Petit Rouge

Do the Right Thing - Spike Lee (1986)

15/04/2020

TAGS: lee, social, cinéma

Cette comédie dramatique américaine réalisée, écrite et produite par Spike Lee en 1989 suit les habitants d'un quartier de Brooklyn en pleine canicule. Le personnage principal, Mookie (interprété par Spike Lee lui-même), est un livreur de pizza qui travaille dans un restaurant tenu par des italo-américains dont Sal est le patron. Le quartier de Bedford-Stuyvesant est cosmopolite: noirs, blancs et asiatiques y cohabitent. Avec la chaleur élevée, les esprits s'échauffent autour de conflits de communauté et d'incompréhensions ethniques. Jusqu'à la survenue ultime d'une émeute provoquée dans la pizzeria suite à des éclats de voix entre la famille italo-américaine qui tient le restaurant et quelques noirs du quartier. Irrité par le volume sonore de la radio de Raheem dans son restaurant, Sal la détruit à coup de batte de baseball et les violences s'accélèrent. Mookie détruit la vitrine de la pizzeria, Sal est pris à parti par Raheem, les policiers arrivent et neutralisent ce dernier jusqu'à la mort. Rythmé par "Fight the Power" de Public Enemy, ce film affirme ses ambitions: dénoncer le racisme du quotidien.

La question soulevée par ce film concerne les moyens de la lutte sociale et de l'affirmation des noirs: faut-il prôner le pacifisme de Martin Luther King ou adhérer à la violence légitime de Malcom X ? Si ce film sorti en 1989 pouvait apparaître novateur à l'époque pour sa mise en avant les violences policières faites aux noirs et la progressive gentrification de Brooklyn, l'ambiguïté du message de Spike Lee est dérangeante. L'émeute est initiée par le personnage de Spike Lee lui-même, pourtant choyé et respecté par ses employeurs italiens.
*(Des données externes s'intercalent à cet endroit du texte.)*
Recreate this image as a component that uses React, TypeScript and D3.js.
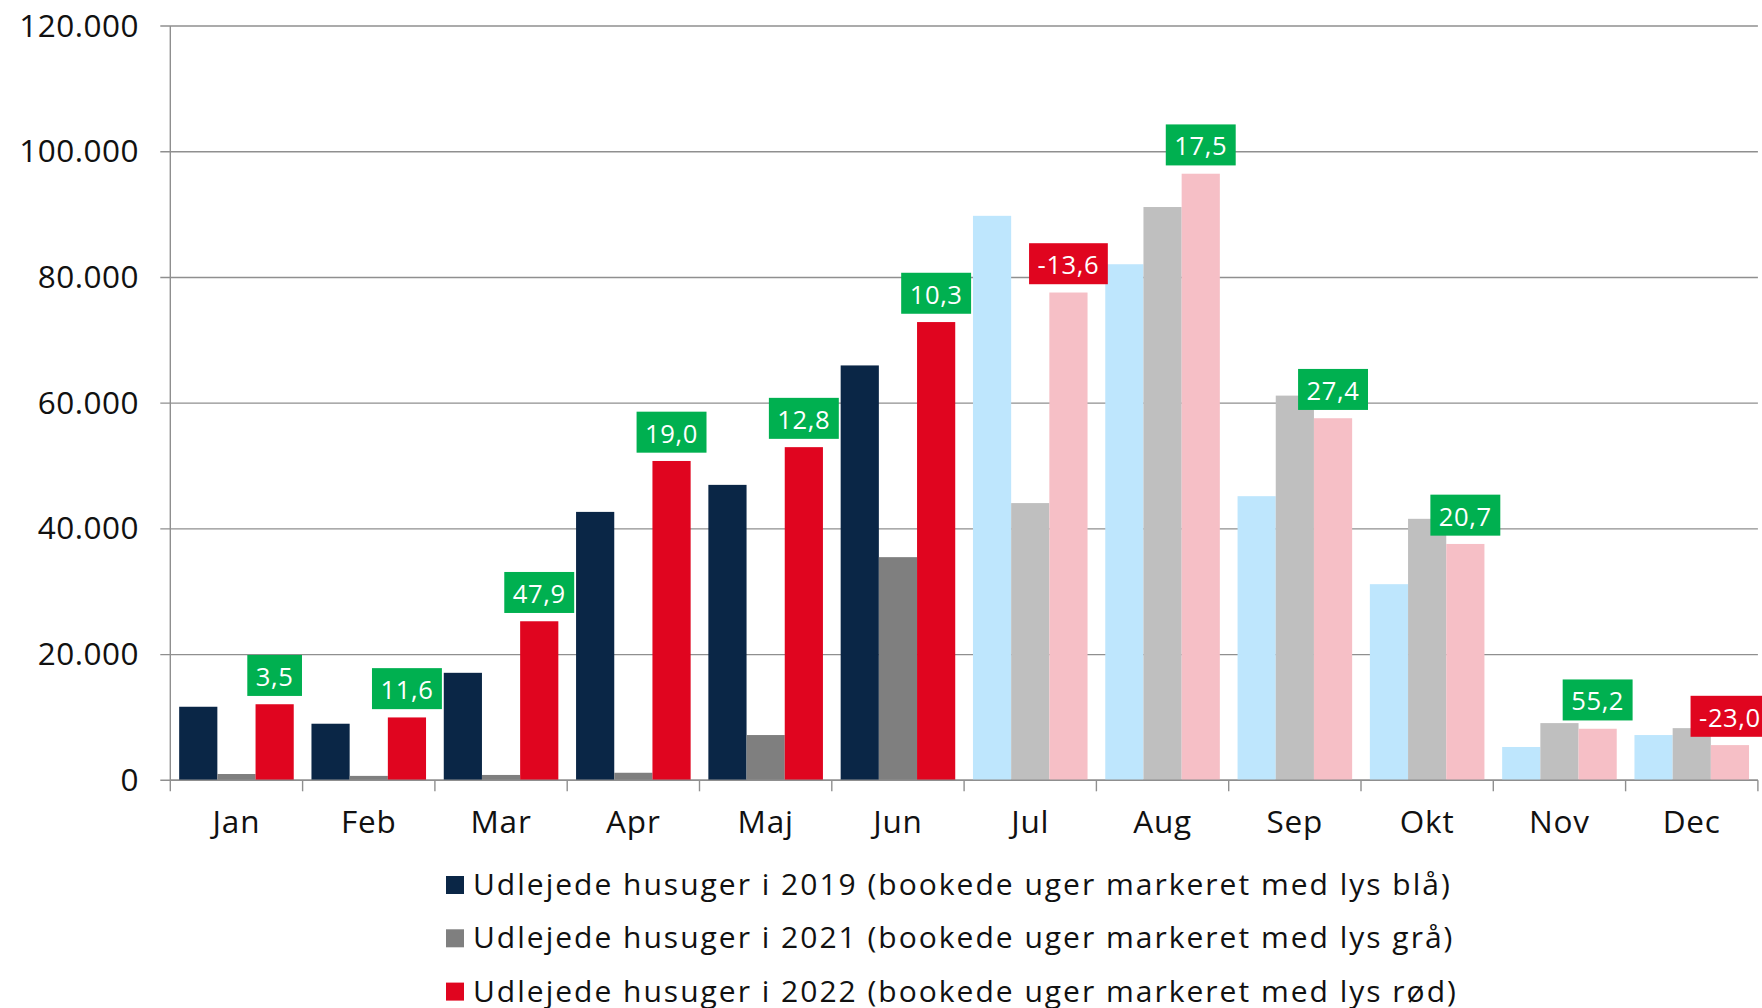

Jusqu'au 3/4 du film, Mookie semble en effet être le personnage le plus conciliant. La violence de ce dernier sort presque de nulle part, on s'attendait plus logiquement à ce qu'il joue un rôle plus pacificateur que provocateur vu sa proximité avec Sal. Malgré les deux citations de fin contradictoires de Martin Luther King et Malcolm X, Spike Lee n'aurait-il pas choisi son camp ?

Ce qui ressemble de prime abord à une comédie sociale haute en couleur, tant les personnages qu'elle dépeint semblent n'être que la caricature d'une diversité maladroitement retranscrite sur grand écran, finit par poser problème. Mookie est le seul noir à travailler, tous les autres personnages noirs vagabondent dans les rues. Est-ce que Spike Lee a voulu témoigner de la discrimination sociale des noirs sur le travail ? Si c'est le cas, ce point est amené avec beaucoup de maladresse car elle n'y est jamais vraiment mise en avant explicitement. La seule indication à ce sujet concerne Mookie, qui semble galérer pour joindre les deux bouts et réclame régulièrement sa paie à Sal, même après l'incendie du restaurant qu'il a contribué à provoquer. Les trois afro-américains assis dans la rue constatent leur situation, comparativement à celle des commerçants koréens. De plus, les seules revendications politiques noires concernent la demande impérative du fauteur de trouble Buggin Out d'afficher des photographies de personnalités noires dans le restaurant de Sal, muré de photographies de personnalités italo-américaines. Cette revendication semble bien pauvre et malvenue comparativement à la bavure policière qui survient par la suite. On pourrait plutôt imaginer une manifestation communautaire après le meurtre de Raheem. Or le quartier semble endormi et déserté après son assassinat. Les deux messages cités à la toute fin du film semblent en décalage total avec l'histoire. Est-ce que Spike Lee a voulu témoigner d'une régression sociale des noirs de son époque ? Encore une fois cela n'apparaît pas évident dans le film, puisque ces messages ne concernent que la question de la légitimité de la violence et non pas d'une quelconque mise à l'écart sociale.

Dans sa manière de dénoncer le racisme Spike Lee enfonce le clou trop loin, avec un manque de subtilité et de finesse notable. Le film souffre de plus d'une certaine longueur jusqu'au climax final, sans doute pour présenter un trop plein de personnages qui ne contribuent pas tous de manière égale à l'intrigue. Ce point est compréhensible toutefois, Spike Lee a vraisemblablement voulu présenter avec sincérité une vie de quartier animée et haute en couleur. Il est probablement difficile de comprendre le contexte si particulier des revendications afro-américaines avec des yeux européens. Peut-être que ce film doit uniquement et simplement être considéré comme un gros doigt d'honneur à l'establishment, dont les policiers sont ici les seuls représentants. Le "Fight the Power" de Public Enemy scandé tout au long du film témoigne en ce sens.